Mr. Firestone says there simply isn’t time to speak to your insurance company before making expensive decisions like booking a last-minute hotel when stranded somewhere. You won’t be able to speak to the company on the phone, and hotel rooms and rebooked flights will be rapidly filled up by hordes of other travellers also facing delays.

This is why it’s imperative you keep your receipts for any costs related to your delay, such as hotel rooms, transportation, replacing lost baggage items and food. Insurance companies require proof of your expenses, Mr. Firestone said.

With all the chaos related to travel over the past two years of the pandemic, Mr. Firestone says that if the airline does not resolve your complaint to your satisfaction, you should expect a lengthy adjudication process with insurance companies that are dealing with a hefty backlog.

A cancellation might actually be a blessing

Ms. Keyter says there’s nothing worse than waiting on an airline that continuously delays a flight or rebooks you, only to have the flight ultimately cancelled later.

If you immediately had your flight cancelled, she says to consider getting your money back and looking at alternative ways to get to your destination.

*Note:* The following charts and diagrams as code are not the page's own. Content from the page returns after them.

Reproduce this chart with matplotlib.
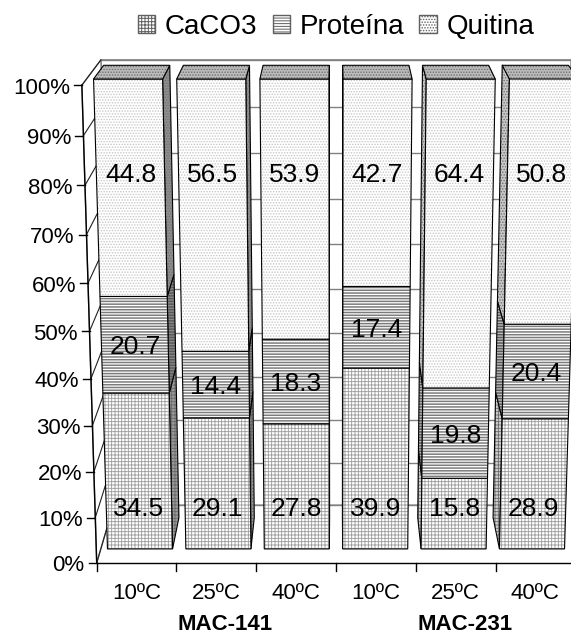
import numpy as np
import matplotlib.pyplot as plt
from matplotlib.patches import Polygon, Patch

plt.rcParams['font.family'] = ['Liberation Sans', 'DejaVu Sans']
plt.rcParams['hatch.linewidth'] = 0.7

# composition (%) of each sample
groups = ["MAC-141", "MAC-231"]
temps = ["10ºC", "25ºC", "40ºC", "10ºC", "25ºC", "40ºC"]
series = ["CaCO3", "Proteína", "Quitina"]
caco3 = [34.5, 29.1, 27.8, 39.9, 15.8, 28.9]
proteina = [20.7, 14.4, 18.3, 17.4, 19.8, 20.4]
quitina = [44.8, 56.5, 53.9, 42.7, 64.4, 50.8]

# fill styles per series
hatches = ["+++++", "------", "......"]
hatch_lw = [0.6, 1.1, 0.7]
front_hc = ["#9c9c9c", "#7c7c7c", "#c8c8c8"]
right_fc = ["#9a9a9a", "#8a8a8a", "#8e8e8e"]
left_fc = ["#d0d0d0", "#c0c0c0", "#c8c8c8"]
side_hc = ["#6a6a6a", "#5a5a5a", "#707070"]
top_fc = "#bcbcbc"

n = len(temps)

# simple perspective camera, 15 deg elevation
elev = np.radians(15)
focal = 2130.0
cam_dist = 440.0
cx, cy = 336.0, 318.4
cat_w = 16.6
depth = 35.0
bar_front, bar_back = 8.0, 27.0
bar_w = 0.83
cam_y = 10 - cam_dist * np.cos(elev)
cam_z = 50 + cam_dist * np.sin(elev)


def proj(c, d, z):
    """(category position, depth, percent) -> pixel coords"""
    X = (np.asarray(c, float) - n / 2) * cat_w
    py = np.asarray(d, float) - cam_y
    pz = np.asarray(z, float) - cam_z
    zc = py * np.cos(elev) - pz * np.sin(elev)
    yc = py * np.sin(elev) + pz * np.cos(elev)
    return cx + focal * X / zc, cy - focal * yc / zc


fig = plt.figure(figsize=(5.71, 6.35), dpi=100)
ax = fig.add_axes([0, 0, 1, 1])
ax.set_xlim(0, 571)
ax.set_ylim(635, 0)
ax.axis('off')


def face(corners, fc, hatch=None, hc='white', ec='black', lw=0.8, z=3, hlw=0.7):
    xy = np.array([proj(*p) for p in corners])
    with plt.rc_context({'hatch.linewidth': hlw}):
        ax.add_patch(Polygon(xy, closed=True, facecolor=fc, edgecolor=hc,
                             hatch=hatch, lw=0, zorder=z))
    ax.add_patch(Polygon(xy, closed=True, fill=False, edgecolor=ec, lw=lw,
                         zorder=z))


# walls
face([(0, depth, 0), (n, depth, 0), (n, depth, 100), (0, depth, 100)],
     'white', ec='#808080', lw=1.0, z=0.5)
face([(0, 0, 0), (0, depth, 0), (0, depth, 100), (0, 0, 100)],
     'white', ec='#808080', lw=1.0, z=0.5)
for z in range(0, 101, 10):
    ax.plot(*proj([0, n], [depth, depth], [z, z]), color='#808080', lw=1.0,
            zorder=1)
    ax.plot(*proj([0, 0], [0, depth], [z, z]), color='#202020', lw=0.8,
            zorder=1)

# axes lines and ticks
ax.plot(*proj([0, 0], [0, 0], [0, 100]), color='black', lw=1.0, zorder=1)
ax.plot(*proj([0, n], [0, 0], [0, 0]), color='black', lw=1.0, zorder=1)
for z in range(0, 101, 10):
    px, py_ = proj(0, 0, z)
    ax.plot([px - 8, px], [py_, py_], color='black', lw=1.0)
    ax.text(px - 12, py_ + 8.5, f"{z}%", ha='right', va='baseline', fontsize=16)
for k in range(n + 1):
    px, py_ = proj(k, 0, 0)
    ax.plot([px, px], [py_, py_ + 8], color='black', lw=1.0)
for i, t in enumerate(temps):
    px, py_ = proj(i + 0.5, 0, 0)
    ax.text(px, py_ + 36, t, ha='center', va='baseline', fontsize=16)
for g, name in enumerate(groups):
    px, py_ = proj(3 * g + 1.5, 0, 0)
    ax.text(px + 9, py_ + 67, name, ha='center', va='baseline',
            fontsize=16, fontweight='bold')

# stacked bars
stack = np.array([caco3, proteina, quitina])
bottoms = np.vstack([np.zeros(n), np.cumsum(stack, axis=0)[:-1]])
order = sorted(range(n), key=lambda i: -abs(i + 0.5 - n / 2))
bf, bb = bar_front, bar_back
for i in order:
    x0 = i + (1 - bar_w) / 2
    x1 = x0 + bar_w
    for s in range(len(series)):
        z0 = bottoms[s, i]
        z1 = z0 + stack[s, i]
        if x1 < n / 2:
            face([(x1, bf, z0), (x1, bb, z0), (x1, bb, z1), (x1, bf, z1)],
                 right_fc[s], hatches[s], side_hc[s], hlw=hatch_lw[s])
        elif x0 > n / 2:
            face([(x0, bf, z0), (x0, bb, z0), (x0, bb, z1), (x0, bf, z1)],
                 left_fc[s], hatches[s], side_hc[s], hlw=hatch_lw[s])
        face([(x0, bf, z0), (x1, bf, z0), (x1, bf, z1), (x0, bf, z1)],
             'white', hatches[s], front_hc[s], hlw=hatch_lw[s])
    face([(x0, bf, 100), (x1, bf, 100), (x1, bb, 100), (x0, bb, 100)],
         top_fc, hatches[2], side_hc[2], hlw=hatch_lw[2])

# value labels
label_z = [np.full(n, 9.5), bottoms[1] + stack[1] / 2, np.full(n, 81.0)]
for s in range(len(series)):
    for i in range(n):
        px, py_ = proj(i + 0.5, bf, label_z[s][i])
        ax.text(px, py_ + 9.4, f"{stack[s, i]:.1f}", ha='center',
                va='baseline', fontsize=19, zorder=5)

handles = [Patch(facecolor='white', edgecolor='#606060', hatch=h) for h in hatches]
fig.legend(handles, series, loc='center', bbox_to_anchor=(336 / 571, 1 - 27 / 635),
           ncol=3, frameon=False, fontsize=20, handlelength=0.62,
           handleheight=0.62, handletextpad=0.35, columnspacing=0.55,
           borderpad=0)

fig.savefig('out.png', dpi=100)
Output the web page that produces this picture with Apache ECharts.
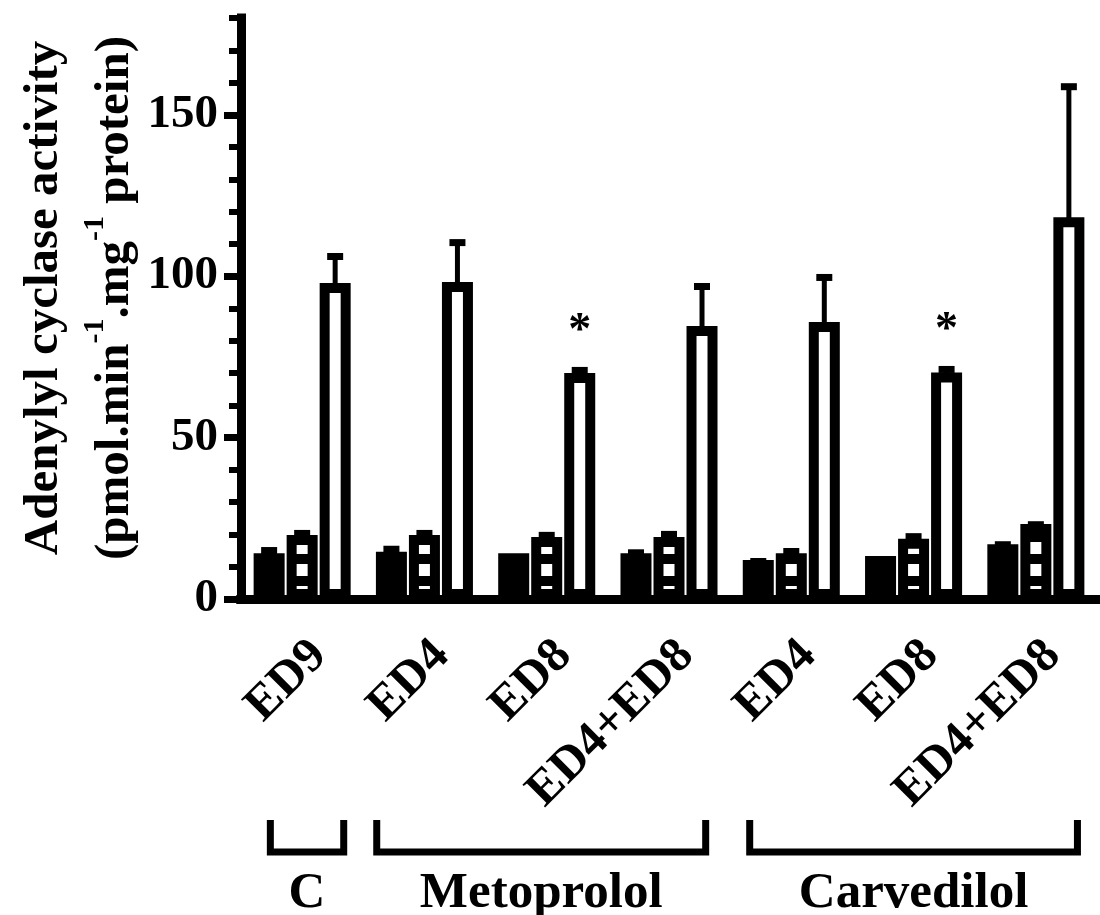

Are other airlines or nearby airports an option? Can you rent a car and drive? Are other methods of transit such as busses or trains available?

Note that refunds for airfare will generally be made in the original method of payment. That includes being refunded in travel points if that’s how you booked.

Lodge an official complaint

Gabor Lukacs, an air travel rights advocate, urges Canadians to make a formal complaint f they believe they’ve been treated unfairly.

While airlines generally don’t have to compensate you for weather-related issues, there are circumstances where you could be compensated. He said airlines will sometimes blame delays on weather even though the departure and arrival locations aren’t affected by a given storm.

Then there’s the case of passengers in Vancouver who were stranded on a plane for a dozen hours after it left the gate, but stayed on the tarmac without being able to return to a gate to unload. Passengers waited onboard and were only given water, cookies and one snack as they waited.

Mr. Lukacs said there are regulations to prevent egregious situations like this, and travellers should get in contact with their airlines to seek compensation.

If you’re having trouble hearing back from your carrier, Mr. Lukacs said you can try to contact the airline’s legal team directly.

Travellers can also launch a dispute on portals that are available on the airline’s website or through the Canadian Transportation Agency. However, Mr. Lukacs warned the CTA is dealing with a massive backlog of tens of thousands of complaints and didn’t recommend dealing with that agency.

Your last option is to take an airline to small-claims court. While it may seem like a dire drastic option, he said people have won their cases against airlines in the past.